A student’s scale score should be evaluated after the SEM is added to or subtracted from the scale score. This provides a score range that includes the student’s true score with 68 percent certainty (i.e., across repeated administrations, the student’s test score would fall in this range about 68 percent of the time).
A small difference between scale scores (e.g., within one SEM) should not be interpreted as a significant difference. The measurement error should be taken into account when users are comparing scores. For example, students with scores of 301 and 303 are not reliably different because those scores differ by less than one SEM. The student’s true score can lie outside the score band. The score band contains a student’s true score with 68 percent certainty; therefore, the student’s true score can lie outside the score band.
How does marking an item for review during an exam affect the next item? Does it lower the level and value? Does it remain at the same difficulty level?

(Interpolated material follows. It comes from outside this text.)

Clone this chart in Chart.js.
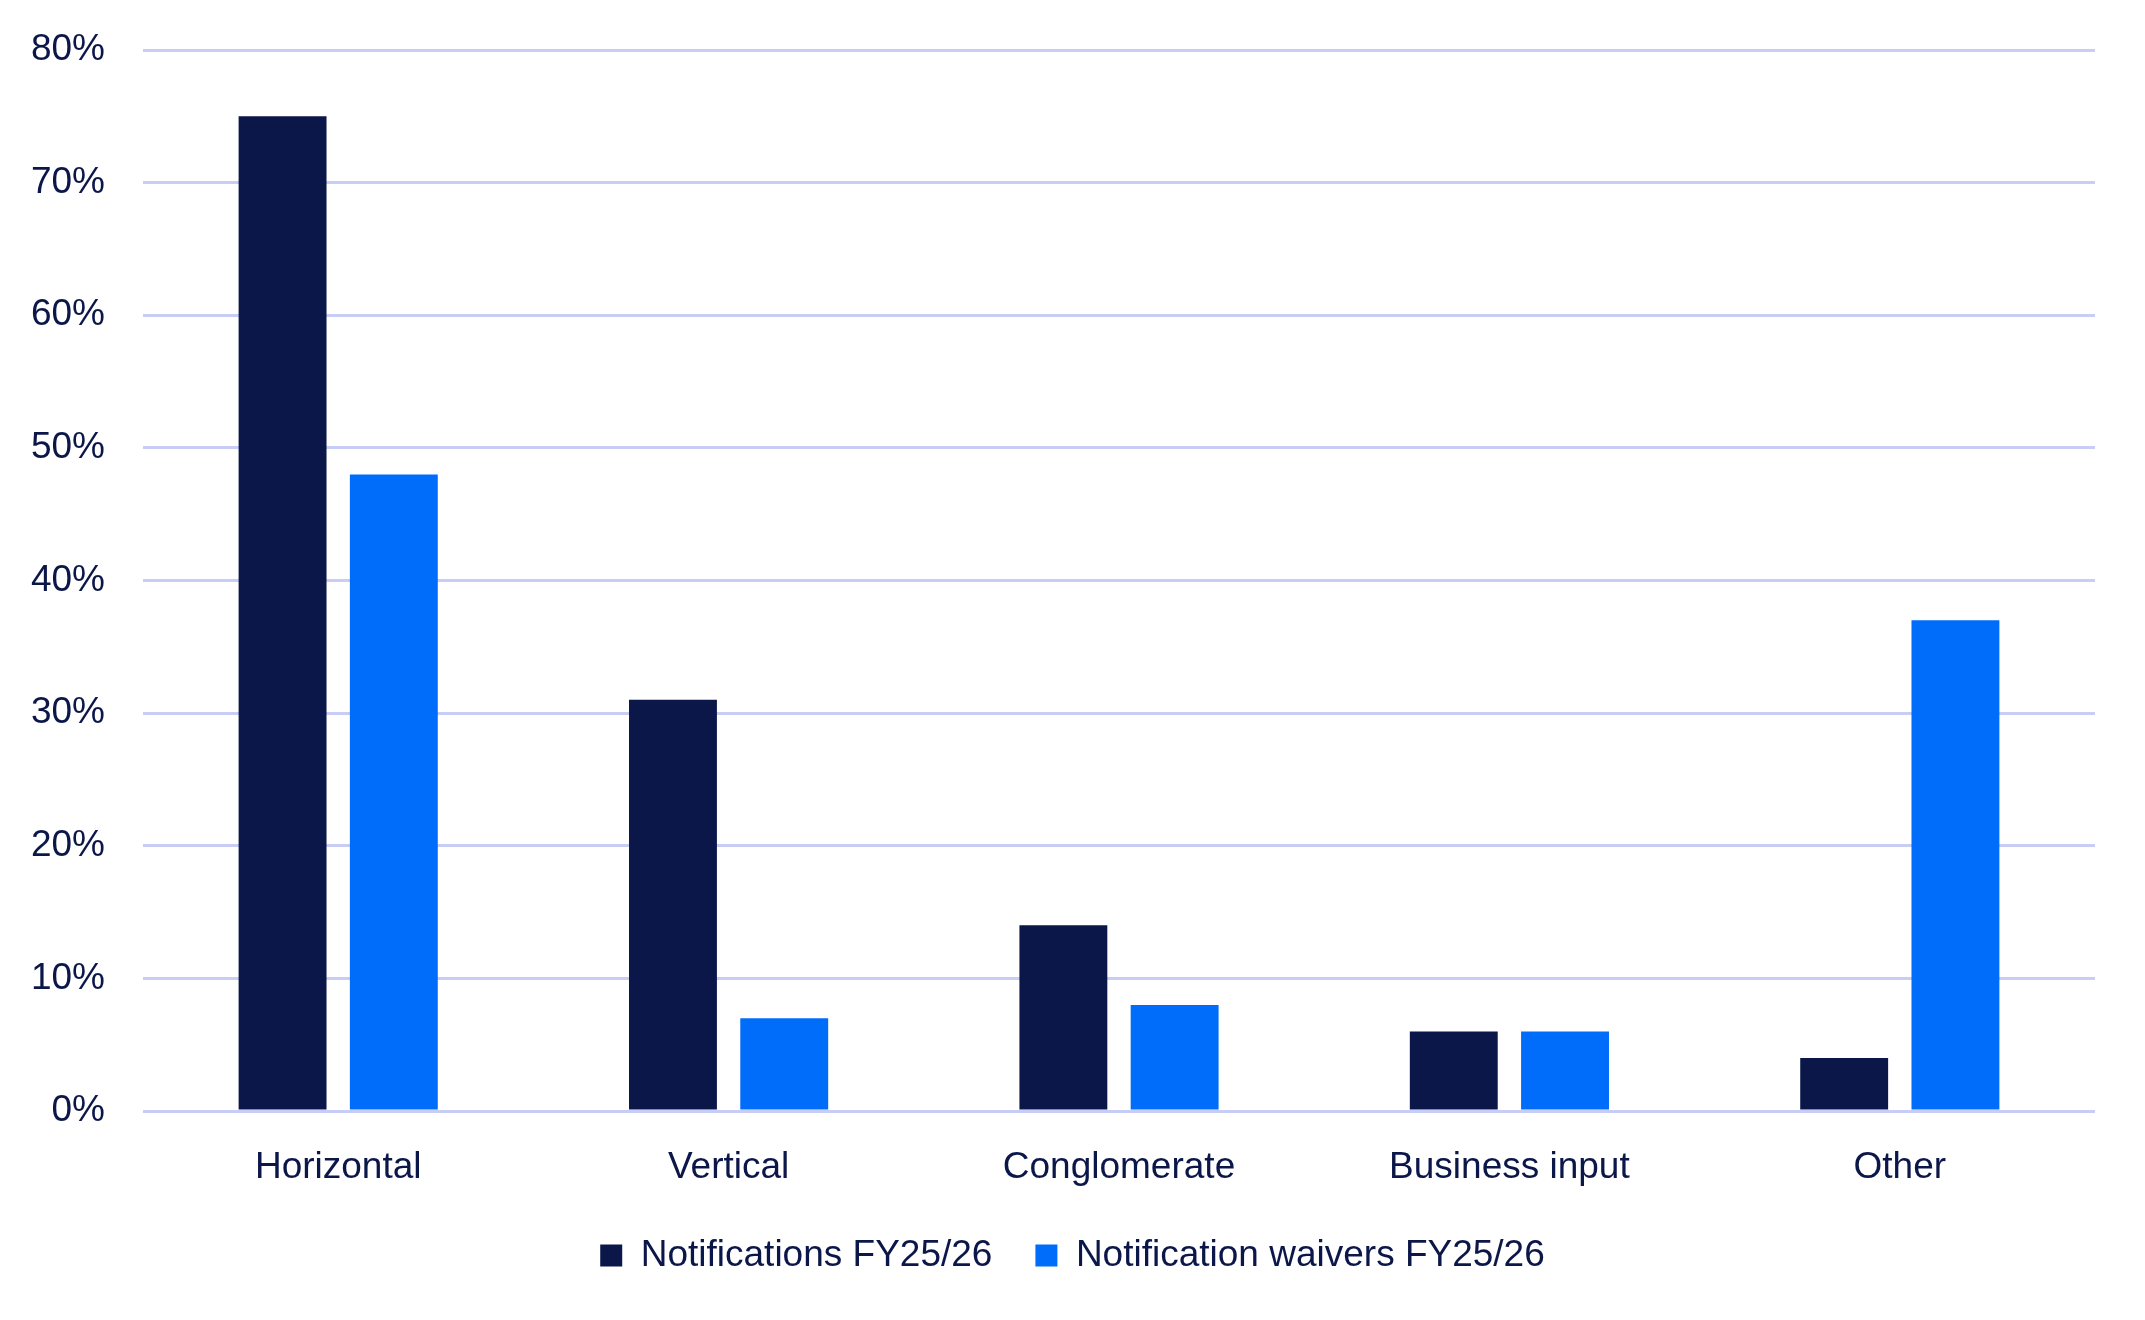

Marking an item for review does not in any way affect the selection of subsequent items. It is simply a way for a student to make a note to himself or herself to review the initial answer for an item. Only a student’s initial response to an item (independent of whether the item is marked for review), which is used to update the student’s ability estimate, will affect the selection of subsequent items. If a student changes the initial response to a marked or unmarked item, the change in response will result in an update of the student’s ability estimate, which will affect the selection of any additional items.